İnsan farazi ve hayali olan benlik hissine vücut rengi verirse, firavun olmaya kadar giderken, aynı farazi ve hayali benliğini Allah’ın isim ve sıfatlarında kullanırsa, bu kez de salih ve aziz bir kul olur.

Bu manaya ve farka işaret etmek için şöyle bir temsil verelim: Çok zengin ve muktedir bir zat emrinde çalışan iki işçiye, servet idare etmenin meşakkatini, tasarrufunun büyüklüğünü, zenginliğin birtakım lezzetlerini kendi haşmet ve ihtişamını anlatmak için çok tesis ve fabrikalarından ikisinin idare ve gelirini, bir yıllığına emaneten onlara verir. Şart olarak da fabrikanın mülkiyeti, içindeki makinelerin eksiksiz geri verilmesi, kendi namına işlettirilmesi ve kendi ahlaki prensiplerine göre idare edilmesi gibi şeyleri o iki işçiye tembih eder.

İki işçiden birincisi; fabrikanın idaresini alır ve aynen o zatın direktifine göre hareket eder ve onun çok vasıflarını kıyas yolu ile anlar.
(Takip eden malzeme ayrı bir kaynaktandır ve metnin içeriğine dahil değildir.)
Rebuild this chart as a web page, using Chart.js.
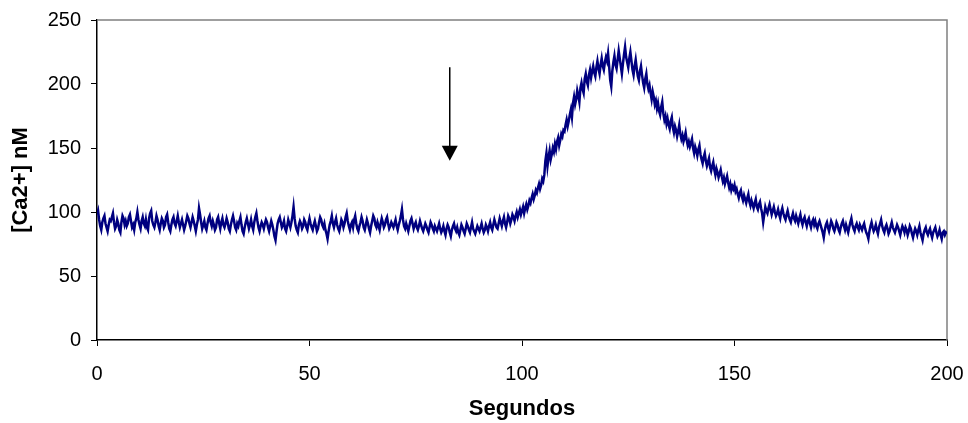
<!DOCTYPE html>
<html>
<head>
<meta charset="utf-8">
<script src="https://cdn.jsdelivr.net/npm/chart.js@4/dist/chart.umd.min.js"></script>
<style>
    html, body { margin: 0; padding: 0; background: #ffffff; }
    #wrap { width: 968px; height: 423px; }
</style>
</head>
<body>
<div id="wrap"><canvas id="calcioChart" width="968" height="423"></canvas></div>
<script>
// muestreo cada 0.25 s, de 0 a 200 s
const intervalo = 0.25;

// 0 - 99.75 s: linea basal
const basal = [
    98, 101, 94, 89, 86, 92, 95, 97, 91, 88, 85, 90, 94, 93, 96, 99, 92, 87, 89, 94,
    91, 86, 84, 92, 97, 95, 90, 93, 89, 91, 96, 98, 93, 88, 90, 86, 92, 95, 100, 94,
    90, 87, 93, 96, 91, 89, 94, 88, 86, 95, 99, 101, 93, 90, 88, 92, 97, 94, 89, 86,
    91, 95, 93, 88, 90, 96, 98, 92, 87, 85, 90, 94, 96, 91, 89, 93, 97, 92, 88, 91,
    94, 90, 86, 89, 93, 97, 95, 91, 88, 92, 96, 93, 89, 85, 90, 94, 103, 98, 92, 87,
    90, 93, 88, 86, 91, 95, 97, 92, 89, 93, 90, 86, 88, 94, 96, 91, 87, 92, 95, 90,
    88, 91, 95, 92, 87, 85, 90, 94, 97, 93, 88, 86, 91, 89, 93, 96, 90, 85, 83, 88,
    92, 95, 91, 87, 90, 94, 89, 86, 92, 96, 99, 93, 88, 85, 89, 92, 90, 87, 91, 94,
    92, 88, 85, 89, 93, 90, 86, 81, 78, 85, 91, 94, 96, 92, 88, 90, 93, 87, 85, 89,
    94, 91, 88, 92, 97, 104, 95, 89, 86, 84, 90, 93, 91, 87, 89, 94, 92, 88, 86, 91,
    95, 91, 88, 86, 90, 93, 89, 85, 87, 92, 96, 94, 90, 88, 91, 86, 83, 79, 85, 90,
    93, 97, 91, 88, 92, 95, 90, 87, 85, 89, 94, 92, 88, 91, 96, 99, 93, 89, 86, 90,
    92, 88, 94, 97, 91, 87, 85, 89, 92, 96, 93, 88, 86, 90, 94, 91, 87, 84, 89, 93,
    97, 95, 90, 88, 92, 89, 86, 91, 95, 92, 88, 90, 94, 96, 91, 87, 89, 92, 90, 88,
    91, 94, 89, 86, 90, 93, 97, 102, 94, 89, 87, 91, 88, 85, 89, 93, 95, 91, 87, 90,
    92, 88, 86, 89, 93, 90, 87, 85, 88, 91, 89, 86, 84, 88, 92, 90, 87, 85, 89, 87,
    85, 88, 91, 87, 84, 86, 89, 85, 82, 87, 90, 88, 84, 81, 86, 89, 91, 87, 85, 88,
    84, 82, 86, 90, 88, 85, 83, 87, 91, 89, 86, 84, 88, 92, 87, 85, 83, 86, 89, 87,
    85, 88, 91, 87, 84, 86, 90, 88, 85, 89, 92, 88, 86, 90, 94, 91, 88, 87, 91, 95,
    92, 89, 93, 96, 91, 88, 92, 97, 95, 91, 94, 98, 96, 93, 97, 100, 96, 99, 102, 98
];

// 100 - 129.75 s: subida y pico
const respuesta = [
    101, 104, 99, 103, 106, 102, 105, 109, 107, 111, 114, 110, 113, 117, 115, 119, 122, 118, 121, 126,
    124, 129, 140, 146, 136, 143, 148, 141, 145, 150, 147, 153, 149, 155, 158, 152, 156, 161, 159, 164,
    163, 168, 172, 167, 171, 176, 180, 174, 185, 190, 184, 188, 195, 191, 186, 197, 201, 196, 193, 204,
    208, 202, 199, 207, 211, 205, 210, 214, 209, 206, 213, 218, 212, 208, 215, 220, 214, 211, 217, 221,
    218, 224, 214, 203, 198, 210, 217, 222, 215, 212, 219, 226, 220, 214, 208, 216, 223, 229, 221, 217,
    213, 220, 225, 218, 211, 207, 214, 219, 212, 206, 203, 210, 214, 207, 201, 197, 204, 208, 200, 196
];

// 130 - 200 s: recuperacion
const recuperacion = [
    199, 193, 188, 194, 190, 184, 187, 181, 185, 179, 176, 182, 186, 177, 172, 175, 169, 173, 168, 165,
    171, 174, 166, 162, 167, 164, 159, 163, 168, 161, 157, 160, 155, 158, 162, 156, 152, 155, 151, 154,
    157, 150, 146, 151, 148, 144, 149, 152, 145, 141, 138, 143, 146, 140, 136, 139, 142, 135, 132, 136,
    139, 133, 129, 134, 131, 127, 130, 133, 128, 124, 127, 122, 125, 128, 123, 119, 122, 117, 120, 118,
    121, 116, 118, 114, 111, 115, 117, 112, 109, 113, 110, 107, 111, 114, 108, 105, 109, 106, 103, 107,
    110, 104, 102, 106, 108, 103, 99, 92, 98, 104, 101, 99, 103, 106, 102, 98, 101, 104, 100, 97,
    99, 102, 98, 95, 100, 103, 99, 96, 94, 98, 101, 97, 94, 92, 96, 99, 95, 93, 97, 94,
    91, 95, 98, 93, 90, 94, 96, 92, 89, 93, 95, 91, 88, 92, 94, 90, 93, 89, 87, 91,
    93, 90, 87, 84, 80, 86, 90, 92, 88, 85, 89, 93, 91, 87, 85, 88, 92, 90, 86, 84,
    88, 91, 93, 89, 86, 90, 87, 84, 88, 92, 95, 90, 87, 85, 89, 91, 88, 86, 90, 88,
    86, 89, 91, 87, 84, 82, 79, 85, 89, 92, 88, 85, 87, 90, 86, 83, 88, 91, 94, 89,
    86, 84, 88, 90, 87, 83, 85, 89, 92, 88, 86, 84, 87, 90, 88, 85, 82, 86, 89, 87,
    84, 88, 86, 82, 85, 89, 87, 83, 80, 84, 87, 85, 82, 86, 89, 84, 81, 78, 83, 86,
    88, 84, 82, 85, 87, 83, 80, 84, 86, 88, 84, 81, 83, 86, 82, 79, 84, 85, 82, 84, 83
];

// flecha: momento del estimulo
const flecha = { t: 83, desde: 213, hasta: 140 };

document.addEventListener("DOMContentLoaded", () => {
    const valores = basal.concat(respuesta, recuperacion);
    const puntos = valores.map((v, i) => ({ x: i * intervalo, y: v }));

    // marco gris arriba y a la derecha (estilo Excel)
    const marco = {
        id: 'marco',
        beforeDatasetsDraw(chart) {
            const { ctx, chartArea: a } = chart;
            ctx.save();
            ctx.strokeStyle = '#808080';
            ctx.lineWidth = 1.5;
            ctx.beginPath();
            ctx.moveTo(a.left, a.top);
            ctx.lineTo(a.right, a.top);
            ctx.lineTo(a.right, a.bottom);
            ctx.stroke();
            ctx.restore();
        }
    };

    // flecha negra sobre el grafico
    const dibujaFlecha = {
        id: 'flecha',
        afterDatasetsDraw(chart) {
            const { ctx, scales } = chart;
            const x = scales.x.getPixelForValue(flecha.t);
            const y1 = scales.y.getPixelForValue(flecha.desde);
            const y2 = scales.y.getPixelForValue(flecha.hasta);
            ctx.save();
            ctx.strokeStyle = '#000';
            ctx.fillStyle = '#000';
            ctx.lineWidth = 1.5;
            ctx.beginPath();
            ctx.moveTo(x, y1);
            ctx.lineTo(x, y2 - 12);
            ctx.stroke();
            ctx.beginPath();
            ctx.moveTo(x - 8, y2 - 15);
            ctx.lineTo(x + 8, y2 - 15);
            ctx.lineTo(x, y2);
            ctx.closePath();
            ctx.fill();
            ctx.restore();
        }
    };

    new Chart(document.getElementById('calcioChart'), {
        type: 'line',
        data: {
            datasets: [{
                data: puntos,
                borderColor: '#000080',
                borderWidth: 2.5,
                pointRadius: 0,
                tension: 0,
                fill: false
            }]
        },
        options: {
            responsive: false,
            animation: false,
            layout: { padding: { left: 0, top: 20, right: 21, bottom: 0 } },
            plugins: {
                legend: { display: false },
                tooltip: { enabled: false }
            },
            scales: {
                x: {
                    type: 'linear',
                    min: 0,
                    max: 200,
                    afterFit: s => {
                        s.height = 83;
                        s.paddingLeft = 0;
                        s.paddingRight = 0;
                    },
                    border: { display: true, color: '#000', width: 1.5 },
                    grid: { drawOnChartArea: false, drawTicks: true, tickLength: 6, color: '#000' },
                    ticks: {
                        stepSize: 50,
                        color: '#000',
                        padding: 16,
                        maxRotation: 0,
                        font: { family: 'Liberation Sans', size: 20 }
                    },
                    title: {
                        display: true,
                        text: 'Segundos',
                        color: '#000',
                        padding: { top: 0, bottom: 1 },
                        font: { family: 'Liberation Sans', size: 22, weight: 'bold' }
                    }
                },
                y: {
                    min: 0,
                    max: 250,
                    afterFit: s => {
                        s.width = 97;
                        s.paddingTop = 0;
                        s.paddingBottom = 0;
                    },
                    border: { display: true, color: '#000', width: 1.5 },
                    grid: { drawOnChartArea: false, drawTicks: true, tickLength: 6, color: '#000' },
                    ticks: {
                        stepSize: 50,
                        color: '#000',
                        padding: 10,
                        font: { family: 'Liberation Sans', size: 20 }
                    },
                    title: {
                        display: true,
                        text: '[Ca2+] nM',
                        color: '#000',
                        padding: { top: 8, bottom: 0 },
                        font: { family: 'Liberation Sans', size: 22, weight: 'bold' }
                    }
                }
            }
        },
        plugins: [marco, dibujaFlecha]
    });
});
</script>
</body>
</html>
Mesela der, “Ben şu küçük tesisi idare ediyorum, şu zat ise binlercesini idare ediyor. Ben, şu kadar insanla uğraşıyorum, o binlercesi ile alakadardır. Şu tesisin gelirindeki zenginlik şu onun mülkünün zenginliği ise baş döndürür.” der. O zata olan sevgi ve saygısı artar ve her zaman da orada geçici ve emaneten bulunduğunu unutmaz. Bu davranışı ile onun teveccühünü kazanır. O zat da, onu çok büyük bir mükafatla ödüllendirir.

Diğer işçi ise, fabrikaya girer girmez, vaziyetini ve vazifesini unutur. Hemen fabrikanın isim tabelasını indirir, kendi ismini takar. İdarede o zatın ahlakına uymaz. Demirbaş olan makineleri haraç merac satar. Emanetçi ve geçici olduğunu hiç hatırlamaz. Asıl fabrika sahibini inkar eder ve ona meydan okur. Haddini aşarak temellük davasına sapar. Ayna olduğunu inkar eder. Mevhum olan, yani farazi olan hallerini gerçek telakki eder. Asıl fabrika sahibi olan zat da ona layık bir ceza ile onu cezalandırır.

İşte bu misalde olduğu gibi, insanın vücudu bir fabrika azaları gibidir. O zat ise, Cenab-ı Hakk'tır. O iki işçi ise, biri mümin ve haddini bilen, temellük davasına sapmayan benlik ve hislerini Allah’ın isim ve sıfatlarını anlamakta kullananları temsil eder. Diğeri ise temellük davasına sapan, haddini aşan, kendine ait olmayan şeyleri kendine mal eden, Firavun meşrep kafirleri temsil eder. O Zat’ın tembihleri ise İslam ve şeriattır ve hakeza.

Mesela akıl, Allah’ın insana güzel bir nimeti ve hediyesi iken, insan bu nimet ve hediyeyi kendinden bilip, onunla izhar edilen harika halleri kendinden biliyor. Güzel bir eser ya da kitap yazdığında halk da ona teveccüh edince, o eser ve kitaptaki; Allah’ın yüzden doksan dokuz hissesini haksız yere kendi benliğine alıyor ve kendine perestiş edecek kadar muhabbet ediyor. Madem bu eser benim deyip, diğer sebeplerden hasıl olan eserleri de o eserlerin sebeplerine mal ettirip sebepleri ilahlaştırıyor. Hatta daha da ileri gidip madem bu kitap ve eser benim aklımın eseri ise, o zaman bal arının, süt ineğin, yumurta tavuğun diyerek kainatta Allah’a hiçbir hisse bırakmıyor. En sonunda tabiat bataklığına saplanıyor. Her neticeyi bir sebebe dayandırıp tevhidi inkar ediyor.